↓↓↓
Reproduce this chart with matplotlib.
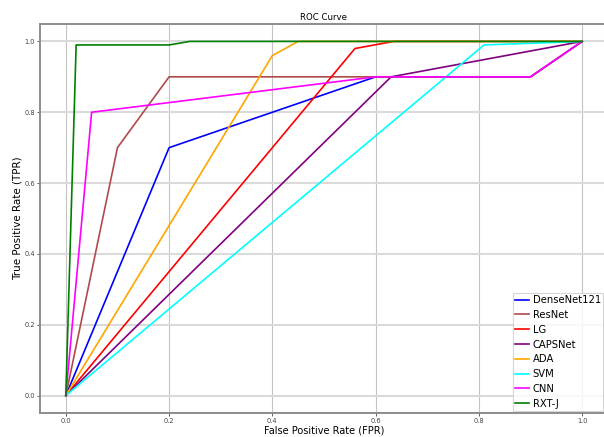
import matplotlib
matplotlib.use("Agg")
import matplotlib.pyplot as plt

# ROC points
models = ['DenseNet121', 'ResNet', 'LG', 'CAPSNet', 'ADA', 'SVM', 'CNN', 'RXT-J']
colors = ['blue', '#b04a4a', 'red', 'purple', 'orange', 'cyan', 'magenta', 'green']

densenet_fpr = [0.0, 0.2, 0.6, 0.9, 1.0]
densenet_tpr = [0.0, 0.7, 0.9, 0.9, 1.0]
resnet_fpr = [0.0, 0.1, 0.2, 0.9, 1.0]
resnet_tpr = [0.0, 0.7, 0.9, 0.9, 1.0]
lg_fpr = [0.0, 0.56, 0.635, 1.0]
lg_tpr = [0.0, 0.98, 1.0, 1.0]
caps_fpr = [0.0, 0.63, 1.0]
caps_tpr = [0.0, 0.9, 1.0]
ada_fpr = [0.0, 0.4, 0.45, 1.0]
ada_tpr = [0.0, 0.96, 1.0, 1.0]
svm_fpr = [0.0, 0.81, 1.0]
svm_tpr = [0.0, 0.99, 1.0]
cnn_fpr = [0.0, 0.05, 0.6, 0.9, 1.0]
cnn_tpr = [0.0, 0.8, 0.9, 0.9, 1.0]
rxt_fpr = [0.0, 0.02, 0.2, 0.24, 1.0]
rxt_tpr = [0.0, 0.99, 0.99, 1.0, 1.0]

curves = [(densenet_fpr, densenet_tpr), (resnet_fpr, resnet_tpr),
          (lg_fpr, lg_tpr), (caps_fpr, caps_tpr), (ada_fpr, ada_tpr),
          (svm_fpr, svm_tpr), (cnn_fpr, cnn_tpr), (rxt_fpr, rxt_tpr)]

fig = plt.figure(figsize=(6.04, 4.37), dpi=100)
# axes runs a bit past the right edge, like the cropped original
ax = fig.add_axes([40 / 604, 23.7 / 437, 568 / 604, 389.6 / 437])

for (fpr, tpr), name, c in zip(curves, models, colors):
    ax.plot(fpr, tpr, color=c, lw=1.2, label=name)

ax.set_xlim(-0.05, 1.05)
ax.set_ylim(-0.05, 1.05)
ax.set_xticks([0.0, 0.2, 0.4, 0.6, 0.8, 1.0])
ax.set_yticks([0.0, 0.2, 0.4, 0.6, 0.8, 1.0])
ax.tick_params(labelsize=4.8, colors='#444444', length=2, width=0.6, pad=1.5)

ax.grid(axis='x', color='#c4c4c4', lw=0.8)
ax.grid(axis='y', color='#dadada', lw=1.5)
ax.set_axisbelow(True)
for s in ax.spines.values():
    s.set_color('#8c8c8c')
    s.set_linewidth(1.4)

ax.set_title('ROC Curve', fontsize=6.2, pad=3)
ax.set_xlabel('False Positive Rate (FPR)', fontsize=7.0)
ax.set_ylabel('True Positive Rate (TPR)', fontsize=7.5)
ax.xaxis.set_label_coords(0.5, -0.032)
ax.yaxis.set_label_coords(-0.03, 0.5)

leg = ax.legend(loc='lower left', bbox_to_anchor=(513 / 604, 26.3 / 437),
                bbox_transform=fig.transFigure, borderaxespad=0,
                fontsize=7.2, labelspacing=0.48, handlelength=1.4,
                handletextpad=0.35, borderpad=0.2, fancybox=False)
leg.get_frame().set_edgecolor('#cccccc')
leg.get_frame().set_linewidth(0.8)

fig.savefig('out.png', dpi=100)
↑↑↑
- [WHAT IS NEEDED] Do not include the images; transcribe the rest of the listing exactly.

- [TASK OUTPUT]
Reproduce this chart with matplotlib.
import matplotlib
matplotlib.use("Agg")
import matplotlib.pyplot as plt

# ROC points
models = ['DenseNet121', 'ResNet', 'LG', 'CAPSNet', 'ADA', 'SVM', 'CNN', 'RXT-J']
colors = ['blue', '#b04a4a', 'red', 'purple', 'orange', 'cyan', 'magenta', 'green']

densenet_fpr = [0.0, 0.2, 0.6, 0.9, 1.0]
densenet_tpr = [0.0, 0.7, 0.9, 0.9, 1.0]
resnet_fpr = [0.0, 0.1, 0.2, 0.9, 1.0]
resnet_tpr = [0.0, 0.7, 0.9, 0.9, 1.0]
lg_fpr = [0.0, 0.56, 0.635, 1.0]
lg_tpr = [0.0, 0.98, 1.0, 1.0]
caps_fpr = [0.0, 0.63, 1.0]
caps_tpr = [0.0, 0.9, 1.0]
ada_fpr = [0.0, 0.4, 0.45, 1.0]
ada_tpr = [0.0, 0.96, 1.0, 1.0]
svm_fpr = [0.0, 0.81, 1.0]
svm_tpr = [0.0, 0.99, 1.0]
cnn_fpr = [0.0, 0.05, 0.6, 0.9, 1.0]
cnn_tpr = [0.0, 0.8, 0.9, 0.9, 1.0]
rxt_fpr = [0.0, 0.02, 0.2, 0.24, 1.0]
rxt_tpr = [0.0, 0.99, 0.99, 1.0, 1.0]

curves = [(densenet_fpr, densenet_tpr), (resnet_fpr, resnet_tpr),
          (lg_fpr, lg_tpr), (caps_fpr, caps_tpr), (ada_fpr, ada_tpr),
          (svm_fpr, svm_tpr), (cnn_fpr, cnn_tpr), (rxt_fpr, rxt_tpr)]

fig = plt.figure(figsize=(6.04, 4.37), dpi=100)
# axes runs a bit past the right edge, like the cropped original
ax = fig.add_axes([40 / 604, 23.7 / 437, 568 / 604, 389.6 / 437])

for (fpr, tpr), name, c in zip(curves, models, colors):
    ax.plot(fpr, tpr, color=c, lw=1.2, label=name)

ax.set_xlim(-0.05, 1.05)
ax.set_ylim(-0.05, 1.05)
ax.set_xticks([0.0, 0.2, 0.4, 0.6, 0.8, 1.0])
ax.set_yticks([0.0, 0.2, 0.4, 0.6, 0.8, 1.0])
ax.tick_params(labelsize=4.8, colors='#444444', length=2, width=0.6, pad=1.5)

ax.grid(axis='x', color='#c4c4c4', lw=0.8)
ax.grid(axis='y', color='#dadada', lw=1.5)
ax.set_axisbelow(True)
for s in ax.spines.values():
    s.set_color('#8c8c8c')
    s.set_linewidth(1.4)

ax.set_title('ROC Curve', fontsize=6.2, pad=3)
ax.set_xlabel('False Positive Rate (FPR)', fontsize=7.0)
ax.set_ylabel('True Positive Rate (TPR)', fontsize=7.5)
ax.xaxis.set_label_coords(0.5, -0.032)
ax.yaxis.set_label_coords(-0.03, 0.5)

leg = ax.legend(loc='lower left', bbox_to_anchor=(513 / 604, 26.3 / 437),
                bbox_transform=fig.transFigure, borderaxespad=0,
                fontsize=7.2, labelspacing=0.48, handlelength=1.4,
                handletextpad=0.35, borderpad=0.2, fancybox=False)
leg.get_frame().set_edgecolor('#cccccc')
leg.get_frame().set_linewidth(0.8)

fig.savefig('out.png', dpi=100)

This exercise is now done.